On a toutefois appris au passage que, encore étudiant, Dieter Krombach avait déjà une seringue en permanence à portée de la main, et qu’il ne manquait pas d’en user auprès de sa défunte épouse qu’il trouvait, elle aussi, anémique. Gageons que les jurés se feront leur idée quant à savoir si l’accusé a vécu entouré de faibles femmes, ou si dans le foin de la science en marche, il restera à jamais un génie méconnu de l’aiguille.
Au final, personne ne s’y sera trompé : cette détestable façon de perdre du temps n’a pas fait avancer le procès d’un iota. Le président lui-même, pourtant habituellement vigilant, n’a attendu que trois heures pour rappeler que le sujet reste encore la mort de Kalinka.
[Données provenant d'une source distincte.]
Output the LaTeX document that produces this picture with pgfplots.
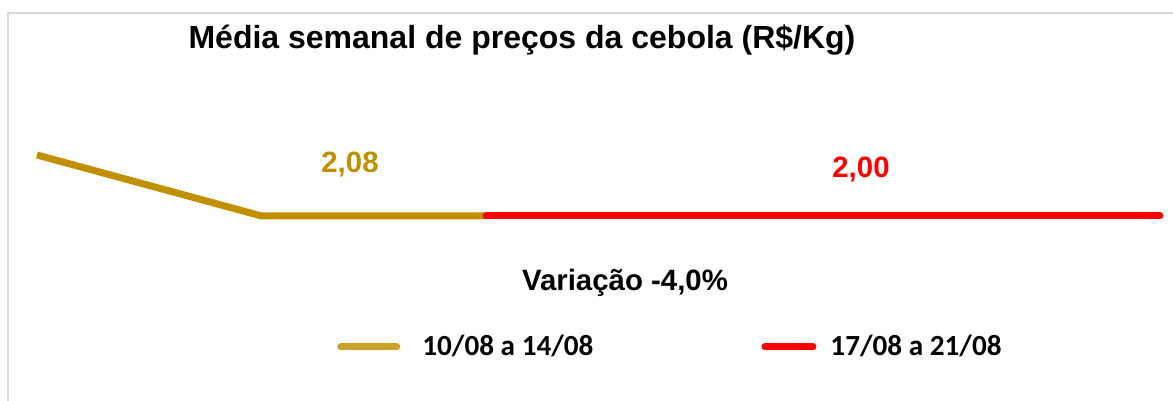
\documentclass[border=0pt]{standalone}
\usepackage{pgfplots}
\pgfplotsset{compat=1.18}
\usepackage{fontspec}
\setmainfont{Liberation Sans}
\newfontfamily\calibri{Carlito}

\definecolor{ouro}{RGB}{192,144,0}
\definecolor{ourolegenda}{RGB}{201,162,39}
\definecolor{vermelho}{RGB}{255,0,0}
\definecolor{moldura}{RGB}{217,217,217}

\begin{document}
\begin{tikzpicture}
\useasboundingbox (0,0) rectangle (586.5pt,200.5pt);
% moldura (so topo e lado esquerdo aparecem)
\draw[moldura, line width=0.8pt] (4pt,0pt) -- (4pt,194pt) -- (586.5pt,194pt);

\begin{axis}[
    at={(18.5pt,77.25pt)}, anchor=south west,
    scale only axis,
    width=561.5pt, height=76.25pt,
    xmin=0, xmax=5, ymin=1.8, ymax=2.8,
    axis lines=none,
    clip=false,
    legend style={draw=none, fill=none, at={(0.2671,-0.659)}, anchor=west,
        font=\calibri\bfseries\fontsize{14.6}{16}\selectfont,
        legend columns=2, inner sep=0pt,
        /tikz/every odd column/.append style={column sep=5pt},
        /tikz/every even column/.append style={column sep=82pt}},
    legend cell align=left,
]
% 10/08 a 14/08
\addplot[ouro, line width=3.5pt, line join=miter,
    legend image code/.code={\draw[ourolegenda, line width=3.5pt, line cap=round] (0pt,0pt) -- (28pt,0pt);}]
    coordinates {(0,2.40) (1,2.00) (2,2.00)};
\addlegendentry{\hspace{4pt}10/08 a 14/08}
% 17/08 a 21/08
\addplot[vermelho, line width=3.5pt, line cap=round,
    legend image code/.code={\draw[vermelho, line width=3.5pt, line cap=round] (0pt,0pt) -- (24pt,0pt);}]
    coordinates {(2,2.00) (3,2.00) (4,2.00) (5,2.00)};
\addlegendentry{17/08 a 21/08}
\end{axis}

\node[font=\bfseries\fontsize{16}{19}\selectfont] at (261pt,180.5pt) {Média semanal de preços da cebola (R\$/Kg)};
\node[font=\bfseries\fontsize{14.7}{17}\selectfont, text=ouro] at (175pt,118pt) {2,08};
\node[font=\bfseries\fontsize{14.7}{17}\selectfont, text=vermelho] at (430.5pt,115.5pt) {2,00};
\node[font=\bfseries\fontsize{14.7}{17}\selectfont] at (312.5pt,59pt) {Variação -4,0\%};
\end{tikzpicture}
\end{document}
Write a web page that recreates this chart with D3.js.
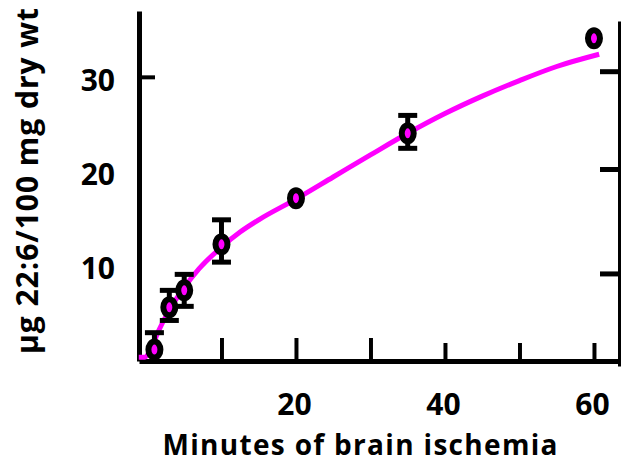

Il était temps de le souligner.

A.J-K


Malaise
A l’ouverture de l’audience, les avocats de Dieter Krombach ont fait savoir que, durant le week-end, l’accusé avait été victime d’un malaise. Ils ont plaidé pour un « assouplissement » des horaires et requis « l’installation d’un lit de camp » dans l’antichambre du box, afin que le mis en cause puisse mieux se reposer durant les temps de suspension d’audience. Le président a promis d’y veiller.

Contretemps
Mes. Yves Levano et Philippe Ohayon, les avocats de l’accusé, ont demandé « solennellement », la convocation d’un expert à la barre « sans lequel ce procès ne peut se poursuivre plus longtemps ». Il s’agit en l’occurrence d’un médecin toxicologue Allemand dont les conclusions seraient « radicalement opposées » à celles que soutiennent les experts français qui incriminent Krombach.
Nulle précision n’a été fournie quant à la provenance de ce document. Il reste bien saugrenu toutefois que le caractère « impératif » de la convocation de ce témoin, soit soudain ressentie avec autant d’acuité, alors que le procès est déjà bien engagé et que s’amorce la deuxième semaine de débats.